* DATA SECTION
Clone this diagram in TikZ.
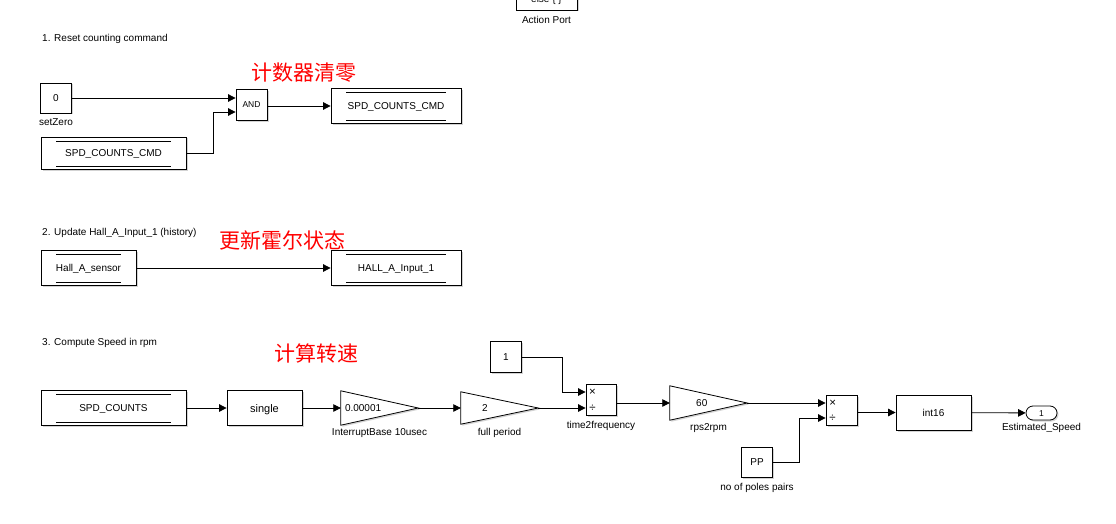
\documentclass[tikz,border=0pt]{standalone}
\usepackage{fontspec}
\setmainfont{Liberation Sans}
\newfontfamily\cjk{Noto Sans CJK SC}
\usetikzlibrary{arrows.meta, positioning, shadows}

\tikzset{
  blk/.style={draw, line width=0.8pt, fill=white, inner sep=0pt,
    font=\fontsize{10}{12}\selectfont, text height=7pt, text depth=0pt,
    drop shadow={shadow xshift=1.5pt, shadow yshift=-1.5pt, opacity=0.35}},
  cst/.style={blk, minimum width=31pt, minimum height=30pt},
  dstore/.style={blk, minimum height=35pt,
    path picture={
      \draw[line width=0.7pt] ([xshift=15pt,yshift=-4pt]path picture bounding box.north west)
        -- ([xshift=-15pt,yshift=-4pt]path picture bounding box.north east);
      \draw[line width=0.7pt] ([xshift=15pt,yshift=3pt]path picture bounding box.south west)
        -- ([xshift=-15pt,yshift=3pt]path picture bounding box.south east);
    }},
  gainbox/.style={minimum width=77pt, minimum height=34pt, inner sep=0pt},
  gtri/.style={line width=0.8pt, fill=white,
    drop shadow={shadow xshift=1.5pt, shadow yshift=-1.5pt, opacity=0.35}},
  lbl/.style={font=\fontsize{10}{11}\selectfont, inner sep=1pt},
  note/.style={font=\fontsize{10}{11}\selectfont, anchor=west, inner sep=0pt},
  sym/.style={font=\fontsize{11.5}{12}\selectfont, inner sep=0pt},
  zh/.style={font=\cjk\fontsize{21}{24}\selectfont, text=red, inner sep=0pt},
  wire/.style={-{Triangle[length=7.5pt,width=7.5pt]}, line width=0.8pt}
}

\begin{document}
\begin{tikzpicture}[x=1pt, y=-1pt]
  \useasboundingbox (0,0) rectangle (1116,524);

  % action port (cut at the top)
  \node[blk, minimum width=61pt, minimum height=32pt] (act) at (546.5,-6) {};
  \node[font=\fontsize{10}{12}\selectfont, anchor=base, inner sep=0pt] (acttxt) at (546.5,2.5) {else \{ \}};
  \node[lbl, below=5pt of act] {Action Port};

  % 1. reset counter
  \node[note] (n1) at (42,39) {1. Reset counting command};
  \node[zh] (zh1) at (304,73) {计数器清零};
  \node[cst] (zero) at (56,98) {0};
  \node[lbl, below=4pt of zero] {setZero};
  \node[blk, minimum width=31pt, minimum height=31pt, font=\fontsize{8.5}{9}\selectfont, text height=6pt] (and) at (251.5,105) {AND};
  \node[dstore, minimum width=145pt, minimum height=32pt] (cmdin) at (113.5,153) {SPD\_COUNTS\_CMD};
  \node[dstore, minimum width=130pt] (cmdout) at (396,106) {SPD\_COUNTS\_CMD};

  \draw[wire] (zero.east) -- (zero.east -| and.west);
  \draw[wire] (cmdin.east) -- ++(27,0) |- ([yshift=-7pt]and.west);
  \draw[wire] (and.east |- cmdout.west) -- (cmdout.west);

  % 2. hall history
  \node[note] (n2) at (42,233) {2. Update Hall\_A\_Input\_1 (history)};
  \node[zh] (zh2) at (282,240) {更新霍尔状态};
  \node[dstore, minimum width=95pt] (hallin) at (88.5,268) {Hall\_A\_sensor};
  \node[dstore, minimum width=130pt] (hallout) at (396,268) {HALL\_A\_Input\_1};
  \draw[wire] (hallin) -- (hallout);

  % 3. speed
  \node[note] (n3) at (42,343) {3. Compute Speed in rpm};
  \node[zh] (zh3) at (316,353) {计算转速};
  \node[dstore, minimum width=145pt] (cnt) at (113.5,408) {SPD\_COUNTS};
  \node[blk, minimum width=75pt, minimum height=35pt, font=\fontsize{11}{12}\selectfont, text height=8pt] (single) at (264.5,408) {single};

  \node[gainbox] (ib) at (379.5,408) {};
  \draw[gtri] (ib.north west) -- (ib.east) -- (ib.south west) -- cycle;
  \node[font=\fontsize{10}{11}\selectfont, anchor=west, inner sep=0pt] at ([xshift=4pt]ib.west) {0.00001};
  \node[lbl, below=2pt of ib] {InterruptBase 10usec};

  \node[gainbox, minimum height=32pt] (fp) at (499.5,408) {};
  \draw[gtri] (fp.north west) -- (fp.east) -- (fp.south west) -- cycle;
  \node[font=\fontsize{10}{11}\selectfont, inner sep=0pt] at ([xshift=24pt]fp.west) {2};
  \node[lbl, below=3pt of fp] {full period};

  \node[cst, minimum height=31pt] (one) at (506,357) {1};
  \node[blk, minimum width=30pt, minimum height=31pt] (t2f) at (601,400) {};
  \node[sym] at ([xshift=7pt,yshift=8pt]t2f.west) {×};
  \node[sym] at ([xshift=7pt,yshift=-8pt]t2f.west) {÷};
  \node[lbl, below=4pt of t2f] {time2frequency};

  \node[gainbox] (r2r) at (708.5,403) {};
  \draw[gtri] (r2r.north west) -- (r2r.east) -- (r2r.south west) -- cycle;
  \node[font=\fontsize{10}{11}\selectfont, inner sep=0pt] at ([xshift=32pt]r2r.west) {60};
  \node[lbl, below=2pt of r2r] {rps2rpm};

  \node[blk, minimum width=31pt, minimum height=30pt] (div2) at (841.5,410.5) {};
  \node[sym] at ([xshift=7pt,yshift=7.5pt]div2.west) {×};
  \node[sym] at ([xshift=7pt,yshift=-7.5pt]div2.west) {÷};
  \node[cst] (pp) at (757,462) {PP};
  \node[lbl, below=5pt of pp] {no of poles pairs};

  \node[blk, minimum width=75pt, minimum height=35pt] (i16) at (933.5,412.5) {int16};
  \node[blk, rounded corners=7pt, minimum width=31pt, minimum height=14pt, font=\fontsize{8.5}{9}\selectfont, text height=6pt] (out) at (1041.5,413) {1};
  \node[lbl, below=2pt of out] {Estimated\_Speed};

  \draw[wire] (cnt) -- (single);
  \draw[wire] (single) -- (ib.west);
  \draw[wire] (ib.east) -- (fp.west);
  \draw[wire] (fp.east) -- (fp.east -| t2f.west);
  \draw[wire] (one.east) -- ++(40,0) |- ([yshift=8pt]t2f.west);
  \draw[wire] (t2f.east |- r2r.west) -- (r2r.west);
  \draw[wire] (r2r.east) -- (r2r.east -| div2.west);
  \draw[wire] (pp.east) -- ++(26,0) |- ([yshift=-7.5pt]div2.west);
  \draw[wire] (div2.east |- i16.west) -- (i16.west);
  \draw[wire] (i16) -- (out);
\end{tikzpicture}
\end{document}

* WORK TO DO
Make an exact copy of the data above, pictures excluded.

* RESPONSE
Clone this diagram in TikZ.
\documentclass[tikz,border=0pt]{standalone}
\usepackage{fontspec}
\setmainfont{Liberation Sans}
\newfontfamily\cjk{Noto Sans CJK SC}
\usetikzlibrary{arrows.meta, positioning, shadows}

\tikzset{
  blk/.style={draw, line width=0.8pt, fill=white, inner sep=0pt,
    font=\fontsize{10}{12}\selectfont, text height=7pt, text depth=0pt,
    drop shadow={shadow xshift=1.5pt, shadow yshift=-1.5pt, opacity=0.35}},
  cst/.style={blk, minimum width=31pt, minimum height=30pt},
  dstore/.style={blk, minimum height=35pt,
    path picture={
      \draw[line width=0.7pt] ([xshift=15pt,yshift=-4pt]path picture bounding box.north west)
        -- ([xshift=-15pt,yshift=-4pt]path picture bounding box.north east);
      \draw[line width=0.7pt] ([xshift=15pt,yshift=3pt]path picture bounding box.south west)
        -- ([xshift=-15pt,yshift=3pt]path picture bounding box.south east);
    }},
  gainbox/.style={minimum width=77pt, minimum height=34pt, inner sep=0pt},
  gtri/.style={line width=0.8pt, fill=white,
    drop shadow={shadow xshift=1.5pt, shadow yshift=-1.5pt, opacity=0.35}},
  lbl/.style={font=\fontsize{10}{11}\selectfont, inner sep=1pt},
  note/.style={font=\fontsize{10}{11}\selectfont, anchor=west, inner sep=0pt},
  sym/.style={font=\fontsize{11.5}{12}\selectfont, inner sep=0pt},
  zh/.style={font=\cjk\fontsize{21}{24}\selectfont, text=red, inner sep=0pt},
  wire/.style={-{Triangle[length=7.5pt,width=7.5pt]}, line width=0.8pt}
}

\begin{document}
\begin{tikzpicture}[x=1pt, y=-1pt]
  \useasboundingbox (0,0) rectangle (1116,524);

  % action port (cut at the top)
  \node[blk, minimum width=61pt, minimum height=32pt] (act) at (546.5,-6) {};
  \node[font=\fontsize{10}{12}\selectfont, anchor=base, inner sep=0pt] (acttxt) at (546.5,2.5) {else \{ \}};
  \node[lbl, below=5pt of act] {Action Port};

  % 1. reset counter
  \node[note] (n1) at (42,39) {1. Reset counting command};
  \node[zh] (zh1) at (304,73) {计数器清零};
  \node[cst] (zero) at (56,98) {0};
  \node[lbl, below=4pt of zero] {setZero};
  \node[blk, minimum width=31pt, minimum height=31pt, font=\fontsize{8.5}{9}\selectfont, text height=6pt] (and) at (251.5,105) {AND};
  \node[dstore, minimum width=145pt, minimum height=32pt] (cmdin) at (113.5,153) {SPD\_COUNTS\_CMD};
  \node[dstore, minimum width=130pt] (cmdout) at (396,106) {SPD\_COUNTS\_CMD};

  \draw[wire] (zero.east) -- (zero.east -| and.west);
  \draw[wire] (cmdin.east) -- ++(27,0) |- ([yshift=-7pt]and.west);
  \draw[wire] (and.east |- cmdout.west) -- (cmdout.west);

  % 2. hall history
  \node[note] (n2) at (42,233) {2. Update Hall\_A\_Input\_1 (history)};
  \node[zh] (zh2) at (282,240) {更新霍尔状态};
  \node[dstore, minimum width=95pt] (hallin) at (88.5,268) {Hall\_A\_sensor};
  \node[dstore, minimum width=130pt] (hallout) at (396,268) {HALL\_A\_Input\_1};
  \draw[wire] (hallin) -- (hallout);

  % 3. speed
  \node[note] (n3) at (42,343) {3. Compute Speed in rpm};
  \node[zh] (zh3) at (316,353) {计算转速};
  \node[dstore, minimum width=145pt] (cnt) at (113.5,408) {SPD\_COUNTS};
  \node[blk, minimum width=75pt, minimum height=35pt, font=\fontsize{11}{12}\selectfont, text height=8pt] (single) at (264.5,408) {single};

  \node[gainbox] (ib) at (379.5,408) {};
  \draw[gtri] (ib.north west) -- (ib.east) -- (ib.south west) -- cycle;
  \node[font=\fontsize{10}{11}\selectfont, anchor=west, inner sep=0pt] at ([xshift=4pt]ib.west) {0.00001};
  \node[lbl, below=2pt of ib] {InterruptBase 10usec};

  \node[gainbox, minimum height=32pt] (fp) at (499.5,408) {};
  \draw[gtri] (fp.north west) -- (fp.east) -- (fp.south west) -- cycle;
  \node[font=\fontsize{10}{11}\selectfont, inner sep=0pt] at ([xshift=24pt]fp.west) {2};
  \node[lbl, below=3pt of fp] {full period};

  \node[cst, minimum height=31pt] (one) at (506,357) {1};
  \node[blk, minimum width=30pt, minimum height=31pt] (t2f) at (601,400) {};
  \node[sym] at ([xshift=7pt,yshift=8pt]t2f.west) {×};
  \node[sym] at ([xshift=7pt,yshift=-8pt]t2f.west) {÷};
  \node[lbl, below=4pt of t2f] {time2frequency};

  \node[gainbox] (r2r) at (708.5,403) {};
  \draw[gtri] (r2r.north west) -- (r2r.east) -- (r2r.south west) -- cycle;
  \node[font=\fontsize{10}{11}\selectfont, inner sep=0pt] at ([xshift=32pt]r2r.west) {60};
  \node[lbl, below=2pt of r2r] {rps2rpm};

  \node[blk, minimum width=31pt, minimum height=30pt] (div2) at (841.5,410.5) {};
  \node[sym] at ([xshift=7pt,yshift=7.5pt]div2.west) {×};
  \node[sym] at ([xshift=7pt,yshift=-7.5pt]div2.west) {÷};
  \node[cst] (pp) at (757,462) {PP};
  \node[lbl, below=5pt of pp] {no of poles pairs};

  \node[blk, minimum width=75pt, minimum height=35pt] (i16) at (933.5,412.5) {int16};
  \node[blk, rounded corners=7pt, minimum width=31pt, minimum height=14pt, font=\fontsize{8.5}{9}\selectfont, text height=6pt] (out) at (1041.5,413) {1};
  \node[lbl, below=2pt of out] {Estimated\_Speed};

  \draw[wire] (cnt) -- (single);
  \draw[wire] (single) -- (ib.west);
  \draw[wire] (ib.east) -- (fp.west);
  \draw[wire] (fp.east) -- (fp.east -| t2f.west);
  \draw[wire] (one.east) -- ++(40,0) |- ([yshift=8pt]t2f.west);
  \draw[wire] (t2f.east |- r2r.west) -- (r2r.west);
  \draw[wire] (r2r.east) -- (r2r.east -| div2.west);
  \draw[wire] (pp.east) -- ++(26,0) |- ([yshift=-7.5pt]div2.west);
  \draw[wire] (div2.east |- i16.west) -- (i16.west);
  \draw[wire] (i16) -- (out);
\end{tikzpicture}
\end{document}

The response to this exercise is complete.